**TASK TO COMPLETE:** Using the listing below, give the number of lines where "diagram" appears, and nothing else.

*** DATA

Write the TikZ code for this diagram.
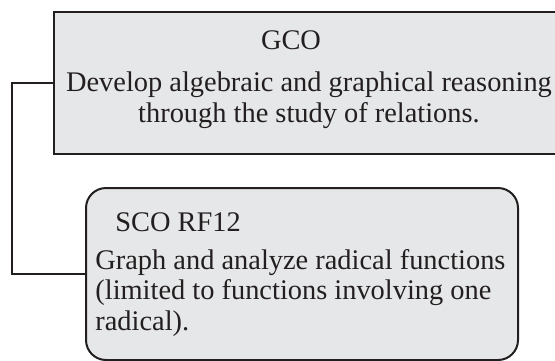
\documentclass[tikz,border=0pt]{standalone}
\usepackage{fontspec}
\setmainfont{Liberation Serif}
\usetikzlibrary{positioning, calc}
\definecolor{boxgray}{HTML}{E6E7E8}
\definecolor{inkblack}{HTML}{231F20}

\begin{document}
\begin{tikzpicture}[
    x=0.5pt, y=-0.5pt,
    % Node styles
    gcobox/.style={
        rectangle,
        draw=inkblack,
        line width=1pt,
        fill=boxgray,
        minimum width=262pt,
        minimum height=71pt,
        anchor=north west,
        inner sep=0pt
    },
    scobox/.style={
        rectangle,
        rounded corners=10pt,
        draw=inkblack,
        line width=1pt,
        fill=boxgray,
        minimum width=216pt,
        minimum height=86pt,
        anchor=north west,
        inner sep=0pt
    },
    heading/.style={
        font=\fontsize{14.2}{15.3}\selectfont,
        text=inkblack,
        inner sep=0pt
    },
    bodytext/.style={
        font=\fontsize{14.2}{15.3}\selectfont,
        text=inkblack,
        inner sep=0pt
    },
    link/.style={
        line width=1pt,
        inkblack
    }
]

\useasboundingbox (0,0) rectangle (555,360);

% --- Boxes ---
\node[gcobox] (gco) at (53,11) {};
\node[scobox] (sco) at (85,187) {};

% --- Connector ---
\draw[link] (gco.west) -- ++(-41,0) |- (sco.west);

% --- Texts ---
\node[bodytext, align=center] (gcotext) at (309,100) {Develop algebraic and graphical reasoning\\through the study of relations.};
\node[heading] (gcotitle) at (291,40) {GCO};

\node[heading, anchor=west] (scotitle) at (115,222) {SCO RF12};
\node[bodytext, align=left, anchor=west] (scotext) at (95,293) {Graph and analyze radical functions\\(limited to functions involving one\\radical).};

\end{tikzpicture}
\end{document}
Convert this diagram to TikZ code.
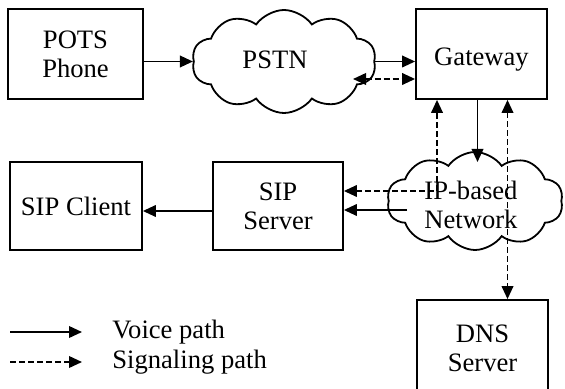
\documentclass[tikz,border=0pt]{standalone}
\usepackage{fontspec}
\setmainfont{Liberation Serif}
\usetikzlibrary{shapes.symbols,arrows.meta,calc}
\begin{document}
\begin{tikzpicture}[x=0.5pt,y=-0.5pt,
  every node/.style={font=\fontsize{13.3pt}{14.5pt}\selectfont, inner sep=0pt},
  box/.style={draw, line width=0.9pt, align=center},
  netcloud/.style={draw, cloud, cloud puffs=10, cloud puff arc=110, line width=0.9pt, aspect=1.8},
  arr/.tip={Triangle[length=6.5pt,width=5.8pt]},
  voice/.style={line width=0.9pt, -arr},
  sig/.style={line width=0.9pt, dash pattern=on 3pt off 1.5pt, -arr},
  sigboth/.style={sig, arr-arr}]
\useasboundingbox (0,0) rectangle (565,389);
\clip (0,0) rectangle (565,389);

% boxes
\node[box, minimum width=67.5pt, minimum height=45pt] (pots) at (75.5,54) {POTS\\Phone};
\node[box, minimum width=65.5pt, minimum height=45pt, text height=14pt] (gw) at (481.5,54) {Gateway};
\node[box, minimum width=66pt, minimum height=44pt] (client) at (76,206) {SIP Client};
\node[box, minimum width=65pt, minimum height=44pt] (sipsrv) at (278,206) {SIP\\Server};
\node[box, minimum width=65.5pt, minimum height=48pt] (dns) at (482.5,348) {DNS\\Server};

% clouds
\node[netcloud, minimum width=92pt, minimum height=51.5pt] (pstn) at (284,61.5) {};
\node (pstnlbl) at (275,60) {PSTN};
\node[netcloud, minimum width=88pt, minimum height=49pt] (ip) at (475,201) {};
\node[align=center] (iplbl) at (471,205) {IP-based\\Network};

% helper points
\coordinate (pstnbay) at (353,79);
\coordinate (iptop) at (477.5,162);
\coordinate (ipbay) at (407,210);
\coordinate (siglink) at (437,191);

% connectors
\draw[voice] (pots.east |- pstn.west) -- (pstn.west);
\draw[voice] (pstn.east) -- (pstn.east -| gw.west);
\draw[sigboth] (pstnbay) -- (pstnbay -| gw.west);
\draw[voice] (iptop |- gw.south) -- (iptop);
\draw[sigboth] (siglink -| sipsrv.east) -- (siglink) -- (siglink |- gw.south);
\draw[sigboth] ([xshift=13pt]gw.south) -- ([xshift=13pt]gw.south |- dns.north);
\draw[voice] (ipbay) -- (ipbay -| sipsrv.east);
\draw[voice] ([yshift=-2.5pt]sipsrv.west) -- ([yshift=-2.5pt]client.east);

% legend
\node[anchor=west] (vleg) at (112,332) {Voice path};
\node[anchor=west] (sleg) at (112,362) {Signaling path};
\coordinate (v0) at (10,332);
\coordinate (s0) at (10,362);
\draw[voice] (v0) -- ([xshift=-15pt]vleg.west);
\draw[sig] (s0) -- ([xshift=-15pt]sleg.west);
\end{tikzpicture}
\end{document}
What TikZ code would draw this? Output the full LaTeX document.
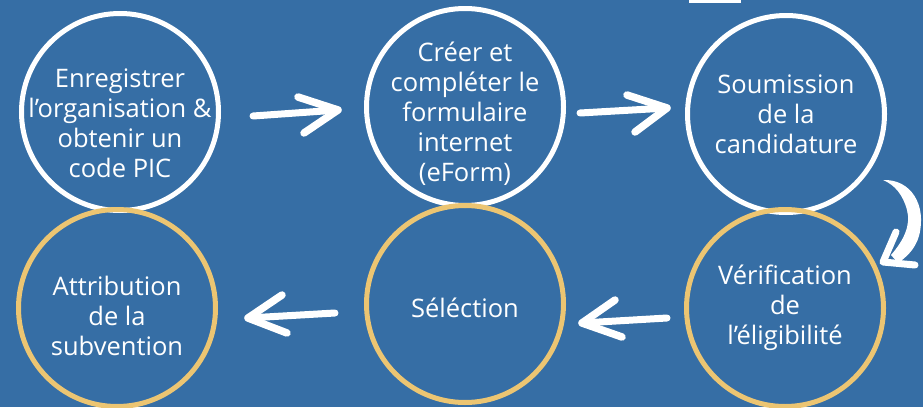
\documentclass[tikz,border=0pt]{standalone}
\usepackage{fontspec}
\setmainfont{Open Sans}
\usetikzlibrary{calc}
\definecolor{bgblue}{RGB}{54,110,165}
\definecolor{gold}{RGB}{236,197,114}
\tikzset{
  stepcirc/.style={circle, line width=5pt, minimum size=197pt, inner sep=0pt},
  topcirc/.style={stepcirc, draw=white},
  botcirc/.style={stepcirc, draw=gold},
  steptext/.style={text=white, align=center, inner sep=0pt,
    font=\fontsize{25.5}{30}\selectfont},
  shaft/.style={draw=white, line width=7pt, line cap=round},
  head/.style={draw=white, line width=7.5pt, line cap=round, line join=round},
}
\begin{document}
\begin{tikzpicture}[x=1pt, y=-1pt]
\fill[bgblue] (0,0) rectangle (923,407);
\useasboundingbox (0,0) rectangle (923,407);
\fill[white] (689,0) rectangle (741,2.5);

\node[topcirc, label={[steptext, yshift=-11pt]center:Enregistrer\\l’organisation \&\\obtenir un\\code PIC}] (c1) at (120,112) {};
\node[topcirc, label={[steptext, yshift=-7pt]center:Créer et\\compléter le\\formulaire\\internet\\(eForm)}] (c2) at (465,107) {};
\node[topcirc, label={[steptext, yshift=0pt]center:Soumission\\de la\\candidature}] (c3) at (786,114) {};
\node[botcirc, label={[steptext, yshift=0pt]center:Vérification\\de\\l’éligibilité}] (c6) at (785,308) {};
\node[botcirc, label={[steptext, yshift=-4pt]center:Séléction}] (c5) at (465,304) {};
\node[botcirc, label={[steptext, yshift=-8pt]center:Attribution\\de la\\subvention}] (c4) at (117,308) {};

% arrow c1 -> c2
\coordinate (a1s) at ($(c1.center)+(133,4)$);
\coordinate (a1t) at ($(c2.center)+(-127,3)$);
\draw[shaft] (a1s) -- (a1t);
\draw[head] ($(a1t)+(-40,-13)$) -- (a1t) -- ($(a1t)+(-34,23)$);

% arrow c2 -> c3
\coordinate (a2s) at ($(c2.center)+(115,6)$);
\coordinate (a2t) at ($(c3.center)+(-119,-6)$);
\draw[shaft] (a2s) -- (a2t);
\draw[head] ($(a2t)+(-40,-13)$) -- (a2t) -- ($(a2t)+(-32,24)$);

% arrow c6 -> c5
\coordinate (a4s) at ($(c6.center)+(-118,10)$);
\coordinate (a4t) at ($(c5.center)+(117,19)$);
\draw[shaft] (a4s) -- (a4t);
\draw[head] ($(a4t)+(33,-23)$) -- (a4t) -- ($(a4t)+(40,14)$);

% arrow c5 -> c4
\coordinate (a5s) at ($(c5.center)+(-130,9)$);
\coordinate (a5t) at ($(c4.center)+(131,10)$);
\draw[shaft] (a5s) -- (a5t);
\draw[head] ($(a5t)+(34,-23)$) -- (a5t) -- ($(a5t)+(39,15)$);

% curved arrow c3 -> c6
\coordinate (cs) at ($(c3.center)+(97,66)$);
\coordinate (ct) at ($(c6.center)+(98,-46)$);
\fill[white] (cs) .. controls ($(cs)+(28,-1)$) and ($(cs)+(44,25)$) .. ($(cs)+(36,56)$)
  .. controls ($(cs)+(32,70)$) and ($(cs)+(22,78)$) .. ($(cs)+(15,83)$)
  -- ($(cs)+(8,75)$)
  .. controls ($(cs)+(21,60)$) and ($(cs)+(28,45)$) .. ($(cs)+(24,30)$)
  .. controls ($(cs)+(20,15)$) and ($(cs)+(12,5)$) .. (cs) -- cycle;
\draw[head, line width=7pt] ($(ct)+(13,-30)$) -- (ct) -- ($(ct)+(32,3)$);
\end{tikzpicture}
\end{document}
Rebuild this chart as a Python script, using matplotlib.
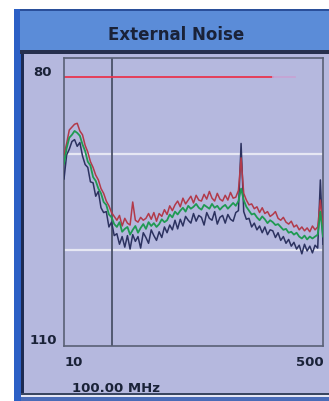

******

**EXERCISE SOLUTION:** 2